* [Problem statement]: Extract only the first line of the listing and every line after it up to and including the one with "80, 90, 100]". Omit the pictures.

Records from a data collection
━━━
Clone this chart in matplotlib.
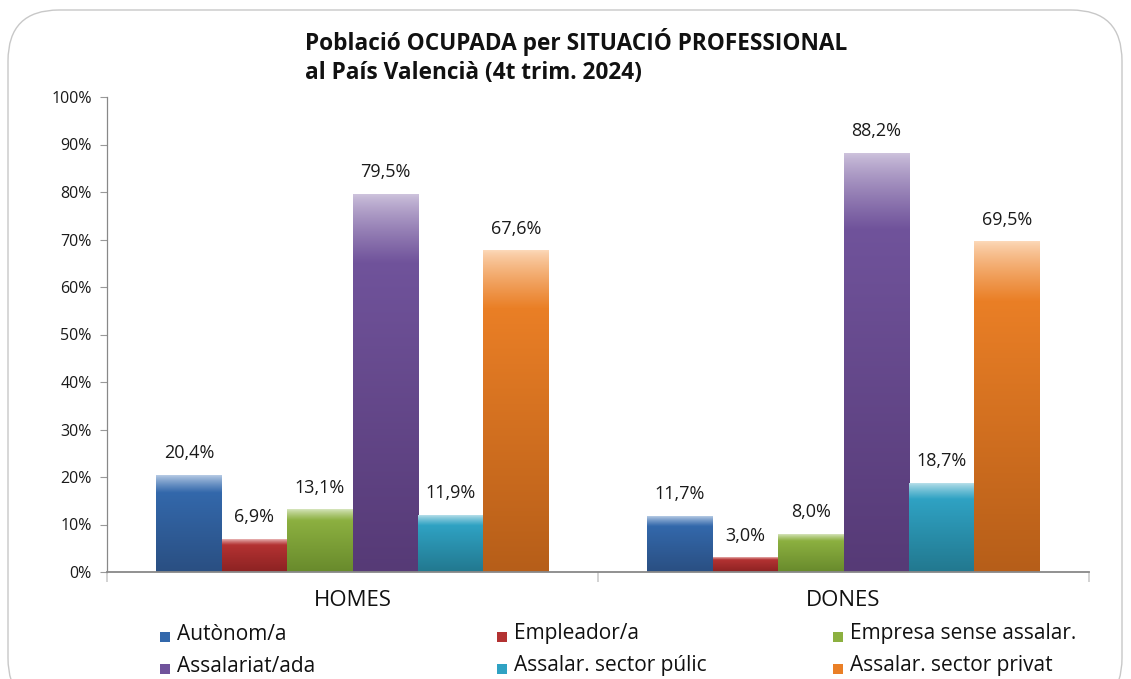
import numpy as np
import matplotlib
matplotlib.use("Agg")
import matplotlib.pyplot as plt
from matplotlib.colors import to_rgb
from matplotlib.patches import FancyBboxPatch, Rectangle

plt.rcParams['font.family'] = ['Open Sans', 'DejaVu Sans']

# ---- data ----
groups = ["HOMES", "DONES"]
series = ["Autònom/a", "Empleador/a", "Empresa sense assalar.",
          "Assalariat/ada", "Assalar. sector púlic", "Assalar. sector privat"]
homes = [20.4, 6.9, 13.1, 79.5, 11.9, 67.6]
dones = [11.7, 3.0, 8.0, 88.2, 18.7, 69.5]
title_lines = ["Població OCUPADA per SITUACIÓ PROFESSIONAL",
               "al País Valencià (4t trim. 2024)"]
yticks = [0, 10, 20, 30, 40, 50, 60, 70, 80, 90, 100]

# colour styles: (light top, main, dark bottom)
styles = [
    ("#b9cde6", "#3368ab", "#2a4f82"),
    ("#eab9b8", "#b33232", "#8c2222"),
    ("#d8e6bf", "#8cb040", "#688a2c"),
    ("#cdc2dc", "#70539b", "#563a76"),
    ("#b9e0ea", "#2fa2c3", "#22788f"),
    ("#fcd8b8", "#ea7f26", "#b65e19"),
]

values = np.array([homes, dones])  # shape (groups, series)

W, H = 1131, 679
fig = plt.figure(figsize=(W / 100, H / 100), dpi=100)

# outer rounded frame (bottom edge runs off the image)
frame = FancyBboxPatch((8 / W, -30 / H), (1114 / W), (679 - 10 + 30) / H,
                       boxstyle="round,pad=0,rounding_size=0.045",
                       transform=fig.transFigure, facecolor="none",
                       edgecolor="#c8c8c8", linewidth=1.0, zorder=-5,
                       mutation_aspect=W / H)
fig.patches.append(frame)

ax = fig.add_axes([107 / W, 1 - 572 / H, (1089 - 107) / W, (572 - 97) / H])
ax.set_facecolor("none")

n = len(series)
group_w = 0.8
bw = group_w / n
x = np.arange(len(groups))


def gradient_column(light, main, dark, npts=256, frac=0.18):
    l, m, d = np.array(to_rgb(light)), np.array(to_rgb(main)), np.array(to_rgb(dark))
    t = np.linspace(0, 1, npts)  # 0 = top, 1 = bottom
    cols = np.zeros((npts, 3))
    for i, tt in enumerate(t):
        if tt < frac:
            s = (tt / frac) ** 0.8
            cols[i] = l * (1 - s) + m * s
        else:
            s = (tt - frac) / (1 - frac)
            cols[i] = m * (1 - s) + d * s
    return cols[:, None, :]


for j, name in enumerate(series):
    xs = x - group_w / 2 + bw * (j + 0.5)
    bars = ax.bar(xs, values[:, j], width=bw, color=styles[j][1], zorder=2,
                  linewidth=0)
    for b, v in zip(bars, values[:, j]):
        b.set_alpha(0)
        img = gradient_column(*styles[j])
        ax.imshow(img, extent=[b.get_x(), b.get_x() + b.get_width(), 0, v],
                  aspect="auto", zorder=2, interpolation="bilinear")
        ax.annotate(f"{v:.1f}%".replace(".", ","),
                    (b.get_x() + b.get_width() / 2, v),
                    xytext=(0, 9.5), textcoords="offset points",
                    ha="center", va="bottom", fontsize=13, color="#1a1a1a")

ax.set_xlim(-0.5, 1.5)
ax.set_ylim(0, 100)

ax.set_yticks(yticks)
ax.set_yticklabels([f"{t}%" for t in yticks], fontsize=11.5, color="#1a1a1a")
ax.set_xticks(x)
ax.set_xticklabels(groups, fontsize=16, color="#111111")
ax.tick_params(axis="x", length=0, pad=13)
ax.tick_params(axis="y", length=5, width=0.8, color="#999999", pad=6)
# category separator ticks
ax.set_xticks([-0.5, 0.5, 1.5], minor=True)
ax.tick_params(axis="x", which="minor", length=7, width=1.2, color="#cccccc")

for s in ["top", "right"]:
    ax.spines[s].set_visible(False)
ax.spines["left"].set_color("#888888")
ax.spines["bottom"].set_color("#888888")
ax.spines["left"].set_linewidth(0.9)
ax.spines["bottom"].set_linewidth(1.3)

# title
fig.text(305 / W, 1 - 42 / H, title_lines[0], fontsize=16.3, fontweight="bold",
         ha="left", va="center", color="#111111")
fig.text(305 / W, 1 - 73 / H, title_lines[1], fontsize=16.3, fontweight="bold",
         ha="left", va="center", color="#111111")

# legend (manual, 2 rows x 3 cols)
col_x = [160, 497, 833]
row_y = [637, 669]
for j, name in enumerate(series):
    r, c = divmod(j, 3)
    px, py = col_x[c], row_y[r]
    sq = Rectangle((px / W, 1 - (py + 5) / H), 10 / W, 10 / H,
                   transform=fig.transFigure,
                   facecolor=styles[j][1], edgecolor="none")
    fig.patches.append(sq)
    fig.text((px + 17) / W, 1 - (py - 3) / H, name, fontsize=15,
             ha="left", va="center", color="#111111")

fig.savefig("out.png", dpi=100)
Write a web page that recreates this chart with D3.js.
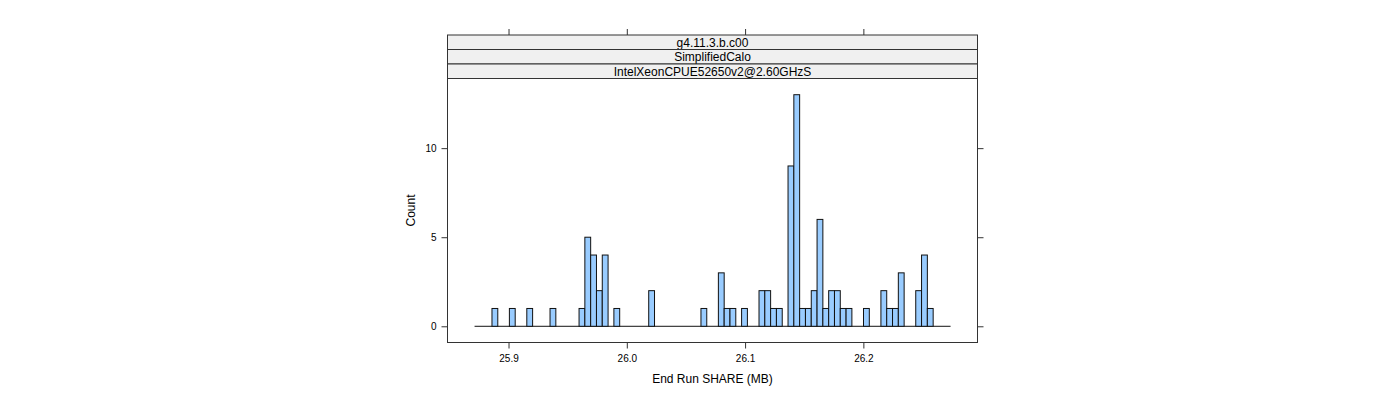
<!DOCTYPE html>
<html>
<head>
<meta charset="utf-8">
<script src="https://cdn.jsdelivr.net/npm/d3@7"></script>
<style>
  body { margin: 0; background: #fff; }
  svg { display: block; }
  text { font-family: "Liberation Sans", Arial, Helvetica, sans-serif; }
</style>
</head>
<body>
<svg id="chart" width="1400" height="400"></svg>
<script>
// ---- data ----
const stripLabels = ["g4.11.3.b.c00", "SimplifiedCalo", "IntelXeonCPUE52650v2@2.60GHzS"];
const binStart = 25.87128;      // left edge of first bin (MB)
const binWidth = 0.004908;      // bin width (MB)
const counts = [
  0, 0, 0, 1, 0, 0, 1, 0, 0, 1,
  0, 0, 0, 1, 0, 0, 0, 0, 1, 5,
  4, 2, 4, 0, 1, 0, 0, 0, 0, 0,
  2, 0, 0, 0, 0, 0, 0, 0, 0, 1,
  0, 0, 3, 1, 1, 0, 1, 0, 0, 2,
  2, 1, 1, 0, 9, 13, 1, 1, 2, 6,
  1, 2, 2, 1, 1, 0, 0, 1, 0, 0,
  2, 1, 1, 3, 0, 0, 2, 4, 1, 0,
  0, 0
];
const xTicks = [25.9, 26.0, 26.1, 26.2];
const yTicks = [0, 5, 10];
const xDomain = [25.8484, 26.2965];
const yDomain = [-0.91, 13.91];

// ---- layout ----
const panel = { left: 447.5, right: 977.5, top: 78.5, bottom: 342.5 };
const stripTop = 35;
const stripH = (panel.top - stripTop) / stripLabels.length;

const svg = d3.select("#chart");
const x = d3.scaleLinear().domain(xDomain).range([panel.left, panel.right]);
const y = d3.scaleLinear().domain(yDomain).range([panel.bottom, panel.top]);

const bins = counts.map((c, i) => ({ x0: binStart + i * binWidth, x1: binStart + (i + 1) * binWidth, n: c }));

// baseline formed by the zero-height bins
svg.append("line")
  .attr("x1", x(bins[0].x0)).attr("x2", x(bins[bins.length - 1].x1))
  .attr("y1", y(0)).attr("y2", y(0))
  .attr("stroke", "#111").attr("stroke-width", 1);

// bars
svg.append("g").selectAll("rect").data(bins.filter(d => d.n > 0)).join("rect")
  .attr("x", d => x(d.x0))
  .attr("width", d => x(d.x1) - x(d.x0))
  .attr("y", d => y(d.n))
  .attr("height", d => y(0) - y(d.n))
  .attr("fill", "#99ccff")
  .attr("stroke", "#111")
  .attr("stroke-width", 1);

// panel border
svg.append("rect")
  .attr("x", panel.left).attr("y", panel.top)
  .attr("width", panel.right - panel.left).attr("height", panel.bottom - panel.top)
  .attr("fill", "none").attr("stroke", "#333").attr("stroke-width", 1);

// strips
stripLabels.forEach((lab, i) => {
  const sy = stripTop + i * stripH;
  svg.append("rect")
    .attr("x", panel.left).attr("y", sy)
    .attr("width", panel.right - panel.left).attr("height", stripH)
    .attr("fill", "#f0f0f0").attr("stroke", "#333").attr("stroke-width", 1);
  svg.append("text")
    .attr("x", (panel.left + panel.right) / 2).attr("y", sy + stripH / 2)
    .attr("dy", "0.36em").attr("text-anchor", "middle")
    .attr("font-size", 12).attr("fill", "#000").text(lab);
});

// axes
const axB = svg.append("g").attr("transform", `translate(0,${panel.bottom})`)
  .call(d3.axisBottom(x).tickValues(xTicks).tickFormat(d3.format(".1f")).tickSizeOuter(0).tickSize(6).tickPadding(6));
const axT = svg.append("g").attr("transform", `translate(0,${stripTop})`)
  .call(d3.axisTop(x).tickValues(xTicks).tickFormat("").tickSizeOuter(0).tickSize(6));
const axL = svg.append("g").attr("transform", `translate(${panel.left},0)`)
  .call(d3.axisLeft(y).tickValues(yTicks).tickSizeOuter(0).tickSize(6).tickPadding(5));
const axR = svg.append("g").attr("transform", `translate(${panel.right},0)`)
  .call(d3.axisRight(y).tickValues(yTicks).tickFormat("").tickSizeOuter(0).tickSize(6));
[axB, axT, axL, axR].forEach(g => {
  g.select(".domain").remove();
  g.selectAll("line").attr("stroke", "#333");
  g.selectAll("text").attr("font-size", 10).attr("fill", "#000")
    .attr("font-family", '"Liberation Sans", Arial, sans-serif');
});

// axis titles
svg.append("text")
  .attr("x", (panel.left + panel.right) / 2).attr("y", 383)
  .attr("text-anchor", "middle").attr("font-size", 12).text("End Run SHARE (MB)");
svg.append("text")
  .attr("transform", `translate(415,${(panel.top + panel.bottom) / 2}) rotate(-90)`)
  .attr("text-anchor", "middle").attr("font-size", 12).text("Count");
</script>
</body>
</html>
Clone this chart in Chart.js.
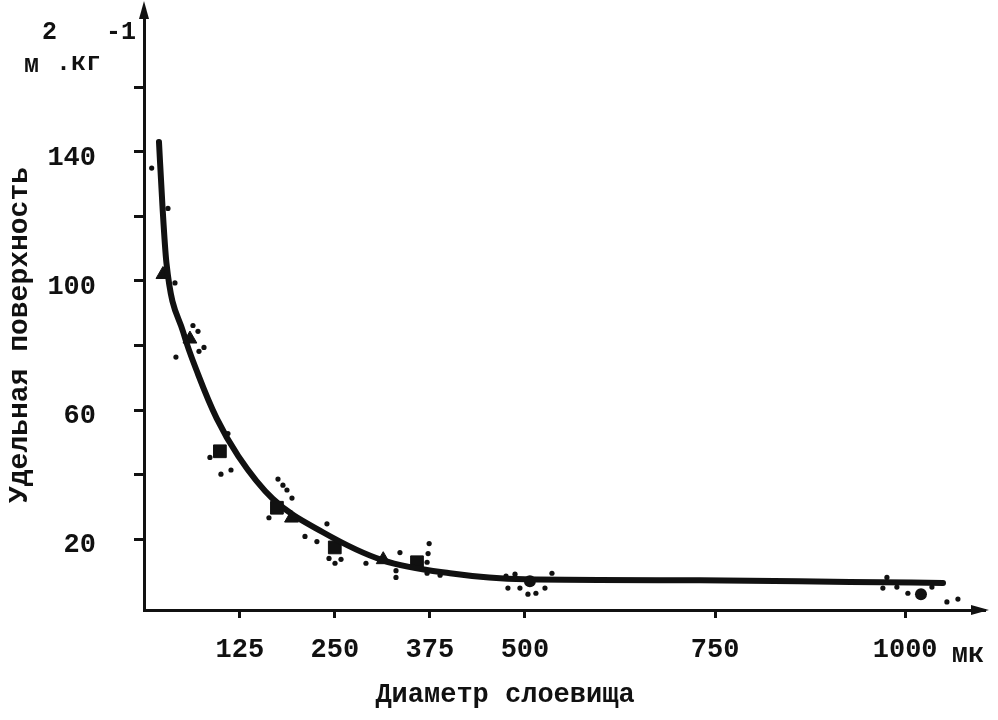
━━━
* [Answer]:
Clone this chart in matplotlib.
import numpy as np
import matplotlib
matplotlib.use("Agg")
import matplotlib.pyplot as plt
from matplotlib.colors import to_rgb
from matplotlib.patches import FancyBboxPatch, Rectangle

plt.rcParams['font.family'] = ['Open Sans', 'DejaVu Sans']

# ---- data ----
groups = ["HOMES", "DONES"]
series = ["Autònom/a", "Empleador/a", "Empresa sense assalar.",
          "Assalariat/ada", "Assalar. sector púlic", "Assalar. sector privat"]
homes = [20.4, 6.9, 13.1, 79.5, 11.9, 67.6]
dones = [11.7, 3.0, 8.0, 88.2, 18.7, 69.5]
title_lines = ["Població OCUPADA per SITUACIÓ PROFESSIONAL",
               "al País Valencià (4t trim. 2024)"]
yticks = [0, 10, 20, 30, 40, 50, 60, 70, 80, 90, 100]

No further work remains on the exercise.